Retelling the Ramayana has been a subversive act, a political act. Molla, a Telegu poetess and a potter's daughter, retold the Ramayana in simple language (in contrast to the ornate, difficult language that Brahmins used) and thus made it accessible to everyone. The Kannada writer Kuvempu, a Ram bhakt, struggled with the treatment of Shambukha (the shudra who Ram beheads in the Uttara Kanda for performing tapasya, which causes the death of a Brahmin's son) and wrote Shudra Tapasvi, which inverts the episode.
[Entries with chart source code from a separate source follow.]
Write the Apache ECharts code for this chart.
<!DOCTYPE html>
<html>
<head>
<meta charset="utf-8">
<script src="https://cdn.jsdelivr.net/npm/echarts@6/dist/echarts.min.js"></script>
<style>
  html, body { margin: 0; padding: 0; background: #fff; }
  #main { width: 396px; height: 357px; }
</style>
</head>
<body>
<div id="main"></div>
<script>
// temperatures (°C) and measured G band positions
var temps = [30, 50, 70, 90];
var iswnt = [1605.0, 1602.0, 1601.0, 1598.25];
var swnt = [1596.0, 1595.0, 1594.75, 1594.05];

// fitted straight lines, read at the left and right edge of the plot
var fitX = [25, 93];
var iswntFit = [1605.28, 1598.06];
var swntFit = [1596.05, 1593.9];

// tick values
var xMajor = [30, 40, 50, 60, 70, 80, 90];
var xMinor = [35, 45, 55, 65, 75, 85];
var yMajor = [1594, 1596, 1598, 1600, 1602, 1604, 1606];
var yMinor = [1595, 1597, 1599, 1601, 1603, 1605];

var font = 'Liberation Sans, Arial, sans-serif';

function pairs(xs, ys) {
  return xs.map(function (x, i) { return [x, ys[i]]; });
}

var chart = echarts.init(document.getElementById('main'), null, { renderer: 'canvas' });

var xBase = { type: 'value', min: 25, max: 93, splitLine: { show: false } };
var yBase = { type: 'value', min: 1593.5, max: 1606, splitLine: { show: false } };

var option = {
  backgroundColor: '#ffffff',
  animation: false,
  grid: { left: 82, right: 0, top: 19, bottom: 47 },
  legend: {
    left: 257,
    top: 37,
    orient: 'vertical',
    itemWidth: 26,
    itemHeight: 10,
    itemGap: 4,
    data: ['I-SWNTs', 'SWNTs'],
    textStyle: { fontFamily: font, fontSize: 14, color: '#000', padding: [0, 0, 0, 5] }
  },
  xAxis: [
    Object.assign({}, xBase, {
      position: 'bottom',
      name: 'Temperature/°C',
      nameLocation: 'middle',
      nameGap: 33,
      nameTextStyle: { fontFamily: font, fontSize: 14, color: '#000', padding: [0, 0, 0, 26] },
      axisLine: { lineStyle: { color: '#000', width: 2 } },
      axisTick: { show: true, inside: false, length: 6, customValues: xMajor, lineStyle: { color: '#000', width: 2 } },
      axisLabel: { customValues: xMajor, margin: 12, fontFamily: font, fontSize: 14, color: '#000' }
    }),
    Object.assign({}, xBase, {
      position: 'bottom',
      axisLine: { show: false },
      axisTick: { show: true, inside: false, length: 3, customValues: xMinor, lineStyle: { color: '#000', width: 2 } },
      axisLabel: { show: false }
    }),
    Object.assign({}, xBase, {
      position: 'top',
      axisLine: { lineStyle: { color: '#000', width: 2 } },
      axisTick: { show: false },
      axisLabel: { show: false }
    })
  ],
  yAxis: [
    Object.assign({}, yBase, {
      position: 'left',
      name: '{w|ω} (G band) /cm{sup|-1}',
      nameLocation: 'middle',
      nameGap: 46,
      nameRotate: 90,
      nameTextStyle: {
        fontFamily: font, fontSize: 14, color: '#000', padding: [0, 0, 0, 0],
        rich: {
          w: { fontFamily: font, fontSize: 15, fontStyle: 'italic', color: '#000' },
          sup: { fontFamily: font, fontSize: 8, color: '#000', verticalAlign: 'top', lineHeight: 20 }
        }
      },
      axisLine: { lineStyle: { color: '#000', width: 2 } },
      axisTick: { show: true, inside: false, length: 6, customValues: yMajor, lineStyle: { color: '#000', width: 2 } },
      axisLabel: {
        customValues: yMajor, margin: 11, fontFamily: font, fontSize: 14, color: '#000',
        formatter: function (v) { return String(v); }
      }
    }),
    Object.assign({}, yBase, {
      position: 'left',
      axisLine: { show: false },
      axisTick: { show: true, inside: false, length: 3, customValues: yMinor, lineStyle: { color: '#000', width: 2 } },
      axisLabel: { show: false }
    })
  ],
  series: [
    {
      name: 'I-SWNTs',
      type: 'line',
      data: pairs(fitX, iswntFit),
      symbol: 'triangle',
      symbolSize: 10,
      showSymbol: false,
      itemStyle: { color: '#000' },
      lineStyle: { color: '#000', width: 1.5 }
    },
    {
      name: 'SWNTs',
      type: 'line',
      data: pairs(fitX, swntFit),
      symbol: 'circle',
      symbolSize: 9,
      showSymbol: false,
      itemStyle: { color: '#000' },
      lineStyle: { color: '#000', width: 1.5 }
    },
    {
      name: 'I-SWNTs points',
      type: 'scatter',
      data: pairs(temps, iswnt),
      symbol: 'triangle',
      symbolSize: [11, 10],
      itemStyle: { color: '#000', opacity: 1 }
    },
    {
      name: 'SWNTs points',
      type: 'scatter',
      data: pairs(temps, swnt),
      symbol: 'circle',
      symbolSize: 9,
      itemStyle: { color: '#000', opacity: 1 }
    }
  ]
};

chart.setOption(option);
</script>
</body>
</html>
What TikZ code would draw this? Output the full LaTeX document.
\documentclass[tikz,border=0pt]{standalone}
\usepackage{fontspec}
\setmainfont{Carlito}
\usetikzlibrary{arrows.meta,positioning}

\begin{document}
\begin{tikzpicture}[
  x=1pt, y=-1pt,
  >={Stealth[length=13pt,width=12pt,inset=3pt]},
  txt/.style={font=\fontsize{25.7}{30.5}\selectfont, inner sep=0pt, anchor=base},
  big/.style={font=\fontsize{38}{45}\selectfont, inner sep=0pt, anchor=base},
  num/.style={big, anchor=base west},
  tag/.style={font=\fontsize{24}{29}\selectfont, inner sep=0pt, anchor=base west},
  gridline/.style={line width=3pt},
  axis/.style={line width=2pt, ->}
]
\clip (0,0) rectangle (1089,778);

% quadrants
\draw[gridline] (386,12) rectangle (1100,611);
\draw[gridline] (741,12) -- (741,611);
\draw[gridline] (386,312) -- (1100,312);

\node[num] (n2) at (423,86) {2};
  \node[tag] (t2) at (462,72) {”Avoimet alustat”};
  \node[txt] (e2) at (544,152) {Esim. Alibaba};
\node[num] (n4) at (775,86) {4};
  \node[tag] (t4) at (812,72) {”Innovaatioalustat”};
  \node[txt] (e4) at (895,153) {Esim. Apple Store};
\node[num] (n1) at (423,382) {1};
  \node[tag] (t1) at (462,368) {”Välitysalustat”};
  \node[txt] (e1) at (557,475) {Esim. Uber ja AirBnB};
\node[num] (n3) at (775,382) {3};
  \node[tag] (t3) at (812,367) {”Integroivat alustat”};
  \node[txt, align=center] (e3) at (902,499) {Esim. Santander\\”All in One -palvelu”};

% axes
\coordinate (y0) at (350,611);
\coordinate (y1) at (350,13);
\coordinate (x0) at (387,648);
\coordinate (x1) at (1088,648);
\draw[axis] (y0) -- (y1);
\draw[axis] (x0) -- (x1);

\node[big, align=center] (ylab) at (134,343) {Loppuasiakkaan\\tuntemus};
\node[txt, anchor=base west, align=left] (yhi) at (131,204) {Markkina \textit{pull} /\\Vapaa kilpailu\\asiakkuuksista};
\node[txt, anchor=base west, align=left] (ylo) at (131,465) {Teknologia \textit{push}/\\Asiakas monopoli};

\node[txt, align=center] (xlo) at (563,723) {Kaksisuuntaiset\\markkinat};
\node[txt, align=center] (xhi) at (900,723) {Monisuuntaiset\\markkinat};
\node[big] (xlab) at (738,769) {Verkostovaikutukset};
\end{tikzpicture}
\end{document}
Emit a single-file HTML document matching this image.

Michael Madusudhan Dutt pioneered the use of blank verse in Bengali literature in the Meghnad Badh Kabya, a poem on Ravana's son Meghnad (aka Indrajit).

I've been to shadow puppet performances, and watched audiences laugh uproariously at shows that interpolate references to contemporary events (and characters from the Arabian Nights). Scholars speculate that the story of Hanuman, traveling on the Silk Route centuries ago, inspired the tales of the Monkey God, Sun Wukong, the hero of the 16th century Chinese epic Journey to the West.

If we cease to acknowledge these retellings, we will forget the many reasons why the Ramayana is important, and forget how the story has travelled and the new forms it has taken. We will also discourage further retellings — and for the epic to remain alive and relevant to every generation, it must be re-told in a way that reflects the anxieties and issues of that society.

When our society finds the idea of multiple retellings offensive and preserves only one version, we silence inquiry into the epic, we put it on a pedestal. We cease to engage with it, its characters and their dilemmas.

It's in this polymorphous tradition that Ramanujan describes, in the many voices and languages of so many Ramayanas, that I find the best of India — a place of many voices, opinions, cultures, faiths and languages.